## Problem requirements
Show every line of the records below that contains the word "image".

Charts and diagrams as code:
******

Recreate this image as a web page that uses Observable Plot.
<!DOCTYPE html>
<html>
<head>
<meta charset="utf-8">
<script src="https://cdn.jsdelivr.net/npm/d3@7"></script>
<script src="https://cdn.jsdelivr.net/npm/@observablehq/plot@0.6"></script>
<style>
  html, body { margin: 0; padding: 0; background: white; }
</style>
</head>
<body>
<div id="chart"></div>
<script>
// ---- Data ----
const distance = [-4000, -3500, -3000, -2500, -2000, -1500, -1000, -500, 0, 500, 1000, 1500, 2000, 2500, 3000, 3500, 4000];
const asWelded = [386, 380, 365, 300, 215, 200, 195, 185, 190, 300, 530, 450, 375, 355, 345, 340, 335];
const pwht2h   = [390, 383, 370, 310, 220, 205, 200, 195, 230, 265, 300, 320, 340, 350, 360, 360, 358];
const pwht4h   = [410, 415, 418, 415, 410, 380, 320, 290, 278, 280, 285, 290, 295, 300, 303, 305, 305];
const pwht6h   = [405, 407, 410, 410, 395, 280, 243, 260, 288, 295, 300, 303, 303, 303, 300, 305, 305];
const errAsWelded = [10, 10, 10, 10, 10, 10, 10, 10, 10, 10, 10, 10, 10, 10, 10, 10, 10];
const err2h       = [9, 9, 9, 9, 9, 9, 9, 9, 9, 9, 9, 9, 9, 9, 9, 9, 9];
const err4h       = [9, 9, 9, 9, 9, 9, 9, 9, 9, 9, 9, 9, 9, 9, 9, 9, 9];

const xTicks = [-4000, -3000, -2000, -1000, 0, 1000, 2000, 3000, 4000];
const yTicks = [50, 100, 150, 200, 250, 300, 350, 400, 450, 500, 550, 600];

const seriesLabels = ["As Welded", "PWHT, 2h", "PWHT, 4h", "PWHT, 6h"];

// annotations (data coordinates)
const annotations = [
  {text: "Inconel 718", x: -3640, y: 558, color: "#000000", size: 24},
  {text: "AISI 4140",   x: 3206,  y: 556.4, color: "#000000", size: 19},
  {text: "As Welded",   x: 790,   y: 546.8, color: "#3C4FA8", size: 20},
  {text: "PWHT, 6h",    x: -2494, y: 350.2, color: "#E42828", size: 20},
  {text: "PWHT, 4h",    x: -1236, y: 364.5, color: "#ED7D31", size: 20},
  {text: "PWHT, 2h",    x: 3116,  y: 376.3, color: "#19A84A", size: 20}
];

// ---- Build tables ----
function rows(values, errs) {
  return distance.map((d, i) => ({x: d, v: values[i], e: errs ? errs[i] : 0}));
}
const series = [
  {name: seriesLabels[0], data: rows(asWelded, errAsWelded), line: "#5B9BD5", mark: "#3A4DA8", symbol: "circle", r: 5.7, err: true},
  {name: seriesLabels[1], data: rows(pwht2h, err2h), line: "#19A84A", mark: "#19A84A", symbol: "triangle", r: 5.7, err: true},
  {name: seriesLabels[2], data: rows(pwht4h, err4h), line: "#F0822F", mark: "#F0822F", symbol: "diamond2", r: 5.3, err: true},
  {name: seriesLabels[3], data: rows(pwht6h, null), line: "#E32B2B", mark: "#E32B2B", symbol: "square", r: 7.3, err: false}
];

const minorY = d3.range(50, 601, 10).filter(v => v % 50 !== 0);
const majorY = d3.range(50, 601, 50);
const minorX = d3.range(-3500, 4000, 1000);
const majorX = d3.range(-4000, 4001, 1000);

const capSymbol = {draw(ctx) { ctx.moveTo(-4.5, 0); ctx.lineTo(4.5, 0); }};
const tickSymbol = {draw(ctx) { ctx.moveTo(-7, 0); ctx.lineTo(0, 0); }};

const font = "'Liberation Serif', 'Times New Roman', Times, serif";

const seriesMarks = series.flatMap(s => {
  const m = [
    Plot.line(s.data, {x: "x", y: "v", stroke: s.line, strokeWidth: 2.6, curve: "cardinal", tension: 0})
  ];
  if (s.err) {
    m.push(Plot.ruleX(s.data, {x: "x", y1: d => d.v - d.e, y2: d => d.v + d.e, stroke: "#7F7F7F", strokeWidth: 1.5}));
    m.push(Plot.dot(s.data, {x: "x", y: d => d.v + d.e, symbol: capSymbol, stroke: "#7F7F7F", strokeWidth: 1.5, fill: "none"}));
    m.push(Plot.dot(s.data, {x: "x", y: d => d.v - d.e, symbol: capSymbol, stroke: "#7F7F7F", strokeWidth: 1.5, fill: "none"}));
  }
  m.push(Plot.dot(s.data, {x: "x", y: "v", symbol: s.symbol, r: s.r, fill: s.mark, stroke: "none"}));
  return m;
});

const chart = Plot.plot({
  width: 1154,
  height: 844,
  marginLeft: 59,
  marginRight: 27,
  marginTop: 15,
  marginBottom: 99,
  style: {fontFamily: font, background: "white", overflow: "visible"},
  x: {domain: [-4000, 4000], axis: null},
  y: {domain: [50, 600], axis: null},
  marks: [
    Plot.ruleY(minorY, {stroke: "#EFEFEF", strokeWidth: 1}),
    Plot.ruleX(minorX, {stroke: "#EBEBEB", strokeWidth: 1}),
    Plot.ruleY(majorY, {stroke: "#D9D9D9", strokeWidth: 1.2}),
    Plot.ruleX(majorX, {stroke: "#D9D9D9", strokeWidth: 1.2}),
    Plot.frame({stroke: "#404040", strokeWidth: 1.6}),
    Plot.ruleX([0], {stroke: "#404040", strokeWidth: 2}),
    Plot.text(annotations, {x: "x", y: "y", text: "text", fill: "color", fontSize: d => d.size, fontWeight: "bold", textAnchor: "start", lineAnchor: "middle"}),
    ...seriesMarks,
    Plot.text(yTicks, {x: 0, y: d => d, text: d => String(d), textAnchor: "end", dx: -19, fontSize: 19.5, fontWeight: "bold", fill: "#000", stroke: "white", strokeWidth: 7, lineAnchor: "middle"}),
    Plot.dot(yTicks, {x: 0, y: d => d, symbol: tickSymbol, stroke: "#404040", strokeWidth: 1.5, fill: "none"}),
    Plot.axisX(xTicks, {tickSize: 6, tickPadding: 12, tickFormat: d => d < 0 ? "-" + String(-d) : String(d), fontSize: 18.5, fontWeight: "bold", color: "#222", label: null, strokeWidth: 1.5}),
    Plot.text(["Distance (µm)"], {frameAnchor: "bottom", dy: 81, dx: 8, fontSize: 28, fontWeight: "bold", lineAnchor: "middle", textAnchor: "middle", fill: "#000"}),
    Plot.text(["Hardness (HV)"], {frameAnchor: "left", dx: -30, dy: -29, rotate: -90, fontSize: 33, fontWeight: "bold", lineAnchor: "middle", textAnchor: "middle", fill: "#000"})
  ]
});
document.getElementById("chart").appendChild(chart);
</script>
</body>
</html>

******

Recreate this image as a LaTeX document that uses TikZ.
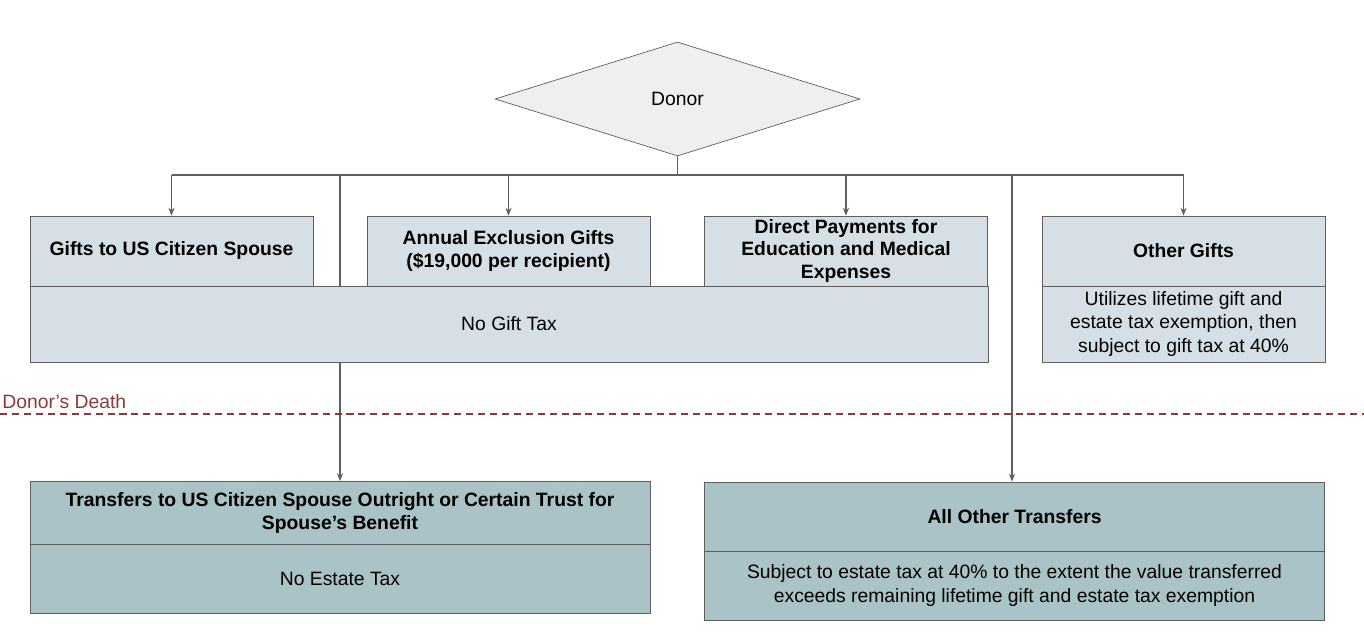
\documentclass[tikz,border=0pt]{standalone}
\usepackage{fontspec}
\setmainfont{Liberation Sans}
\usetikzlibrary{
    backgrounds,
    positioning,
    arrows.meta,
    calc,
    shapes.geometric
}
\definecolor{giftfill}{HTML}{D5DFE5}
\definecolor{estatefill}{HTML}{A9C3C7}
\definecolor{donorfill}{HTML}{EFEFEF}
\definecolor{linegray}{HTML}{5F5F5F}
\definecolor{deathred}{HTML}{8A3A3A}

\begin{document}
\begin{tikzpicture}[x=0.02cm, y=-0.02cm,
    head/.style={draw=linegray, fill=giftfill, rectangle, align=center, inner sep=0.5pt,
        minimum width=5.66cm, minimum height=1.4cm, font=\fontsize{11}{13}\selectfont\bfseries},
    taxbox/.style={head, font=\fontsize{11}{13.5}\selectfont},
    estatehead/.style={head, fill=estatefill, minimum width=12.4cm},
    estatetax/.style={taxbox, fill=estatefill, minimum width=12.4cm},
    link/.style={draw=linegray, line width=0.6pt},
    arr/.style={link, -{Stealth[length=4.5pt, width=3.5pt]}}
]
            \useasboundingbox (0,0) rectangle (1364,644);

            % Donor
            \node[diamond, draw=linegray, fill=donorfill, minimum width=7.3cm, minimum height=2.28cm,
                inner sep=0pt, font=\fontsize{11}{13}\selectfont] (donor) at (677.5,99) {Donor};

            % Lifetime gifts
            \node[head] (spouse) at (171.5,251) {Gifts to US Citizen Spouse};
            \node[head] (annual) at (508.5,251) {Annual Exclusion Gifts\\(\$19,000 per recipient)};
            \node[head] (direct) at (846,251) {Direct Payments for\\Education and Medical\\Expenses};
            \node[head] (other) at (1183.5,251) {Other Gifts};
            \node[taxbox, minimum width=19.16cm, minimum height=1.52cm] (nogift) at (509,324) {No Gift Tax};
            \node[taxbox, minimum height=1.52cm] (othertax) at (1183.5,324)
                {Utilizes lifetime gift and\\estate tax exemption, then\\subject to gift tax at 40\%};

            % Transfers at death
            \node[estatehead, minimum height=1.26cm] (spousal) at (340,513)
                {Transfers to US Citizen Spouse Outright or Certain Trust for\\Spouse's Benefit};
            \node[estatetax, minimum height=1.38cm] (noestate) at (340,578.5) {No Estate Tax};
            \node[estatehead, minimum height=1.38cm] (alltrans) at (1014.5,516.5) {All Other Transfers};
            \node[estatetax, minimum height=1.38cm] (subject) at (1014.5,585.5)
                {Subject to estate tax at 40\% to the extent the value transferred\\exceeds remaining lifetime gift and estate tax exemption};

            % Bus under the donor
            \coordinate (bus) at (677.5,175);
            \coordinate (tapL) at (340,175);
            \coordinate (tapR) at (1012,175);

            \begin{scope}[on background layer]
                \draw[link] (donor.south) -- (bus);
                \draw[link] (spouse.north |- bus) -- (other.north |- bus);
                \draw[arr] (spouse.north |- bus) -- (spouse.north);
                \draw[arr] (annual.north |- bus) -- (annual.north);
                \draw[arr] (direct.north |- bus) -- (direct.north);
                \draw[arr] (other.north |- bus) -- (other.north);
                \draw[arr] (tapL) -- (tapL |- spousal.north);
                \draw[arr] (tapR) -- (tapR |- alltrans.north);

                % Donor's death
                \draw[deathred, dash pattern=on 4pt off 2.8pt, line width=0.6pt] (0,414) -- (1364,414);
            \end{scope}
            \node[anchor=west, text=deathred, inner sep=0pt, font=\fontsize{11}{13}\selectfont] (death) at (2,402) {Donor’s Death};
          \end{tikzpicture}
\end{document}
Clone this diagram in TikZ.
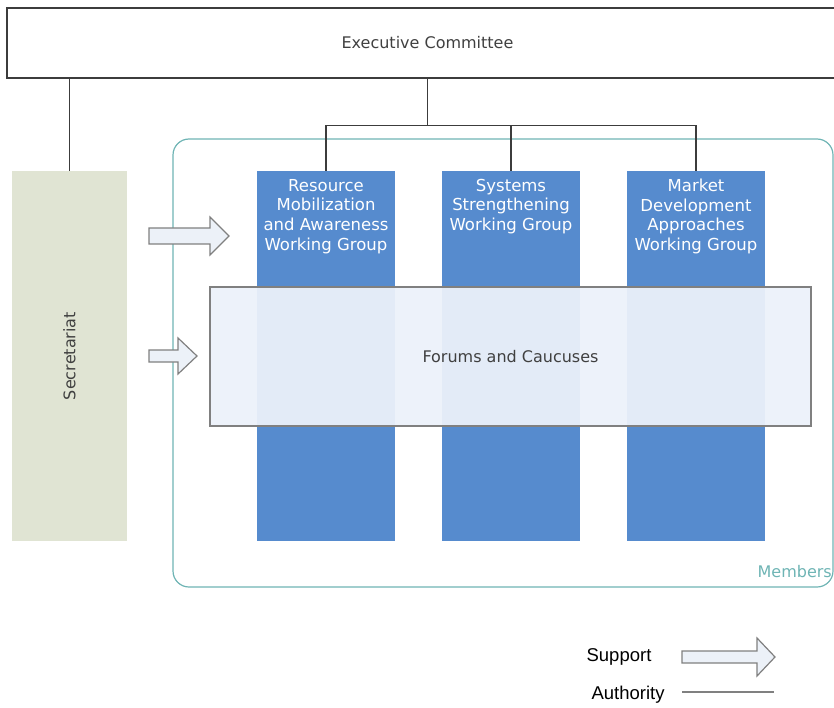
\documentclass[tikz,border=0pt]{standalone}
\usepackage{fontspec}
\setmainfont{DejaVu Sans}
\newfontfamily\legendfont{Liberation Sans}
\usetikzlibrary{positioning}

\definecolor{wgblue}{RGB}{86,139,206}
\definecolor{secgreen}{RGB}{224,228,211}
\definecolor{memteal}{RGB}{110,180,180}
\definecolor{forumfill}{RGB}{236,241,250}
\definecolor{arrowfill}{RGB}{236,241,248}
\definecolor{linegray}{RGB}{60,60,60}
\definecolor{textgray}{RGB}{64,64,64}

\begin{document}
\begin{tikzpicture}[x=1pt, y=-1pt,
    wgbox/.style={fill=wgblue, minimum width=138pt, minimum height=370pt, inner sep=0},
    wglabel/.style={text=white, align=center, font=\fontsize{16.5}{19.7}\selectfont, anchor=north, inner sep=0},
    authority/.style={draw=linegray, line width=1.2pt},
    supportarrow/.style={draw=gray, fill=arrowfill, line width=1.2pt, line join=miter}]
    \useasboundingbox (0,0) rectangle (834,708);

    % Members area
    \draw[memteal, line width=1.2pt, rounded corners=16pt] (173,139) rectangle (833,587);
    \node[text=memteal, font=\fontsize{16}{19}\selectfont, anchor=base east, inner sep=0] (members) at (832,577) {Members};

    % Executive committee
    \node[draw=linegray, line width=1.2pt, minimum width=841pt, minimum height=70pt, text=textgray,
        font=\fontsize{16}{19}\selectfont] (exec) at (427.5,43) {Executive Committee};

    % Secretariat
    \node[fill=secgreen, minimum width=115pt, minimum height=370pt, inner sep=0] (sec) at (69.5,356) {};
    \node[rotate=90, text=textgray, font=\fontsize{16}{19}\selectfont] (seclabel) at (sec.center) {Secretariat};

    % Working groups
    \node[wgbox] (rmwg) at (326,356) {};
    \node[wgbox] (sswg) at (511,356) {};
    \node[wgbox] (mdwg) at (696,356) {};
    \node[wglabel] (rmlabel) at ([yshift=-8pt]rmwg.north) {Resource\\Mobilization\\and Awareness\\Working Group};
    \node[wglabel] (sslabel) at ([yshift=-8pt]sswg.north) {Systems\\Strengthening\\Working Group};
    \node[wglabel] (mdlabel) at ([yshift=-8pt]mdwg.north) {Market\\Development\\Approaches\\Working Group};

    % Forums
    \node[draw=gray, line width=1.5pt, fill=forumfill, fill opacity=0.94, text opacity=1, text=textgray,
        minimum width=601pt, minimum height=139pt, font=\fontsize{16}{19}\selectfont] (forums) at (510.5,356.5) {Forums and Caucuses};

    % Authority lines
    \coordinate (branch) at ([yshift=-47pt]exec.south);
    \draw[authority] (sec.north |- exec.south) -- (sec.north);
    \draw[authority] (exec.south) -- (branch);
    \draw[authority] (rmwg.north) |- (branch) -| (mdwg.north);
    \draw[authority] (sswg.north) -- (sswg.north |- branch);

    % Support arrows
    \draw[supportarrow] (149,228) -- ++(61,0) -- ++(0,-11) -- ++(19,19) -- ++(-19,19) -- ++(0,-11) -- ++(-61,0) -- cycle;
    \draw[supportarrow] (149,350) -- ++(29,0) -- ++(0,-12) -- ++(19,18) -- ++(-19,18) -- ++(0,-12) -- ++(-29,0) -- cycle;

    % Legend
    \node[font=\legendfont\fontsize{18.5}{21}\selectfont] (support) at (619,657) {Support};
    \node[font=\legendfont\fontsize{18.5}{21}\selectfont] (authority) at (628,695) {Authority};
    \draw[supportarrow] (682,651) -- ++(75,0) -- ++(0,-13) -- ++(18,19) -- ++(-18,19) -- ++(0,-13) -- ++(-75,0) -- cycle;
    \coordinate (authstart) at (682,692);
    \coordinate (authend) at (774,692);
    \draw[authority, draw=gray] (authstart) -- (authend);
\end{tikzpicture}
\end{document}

******

## Output for this exercise
Recreate this image as a web page that uses Observable Plot.
Recreate this image as a LaTeX document that uses TikZ.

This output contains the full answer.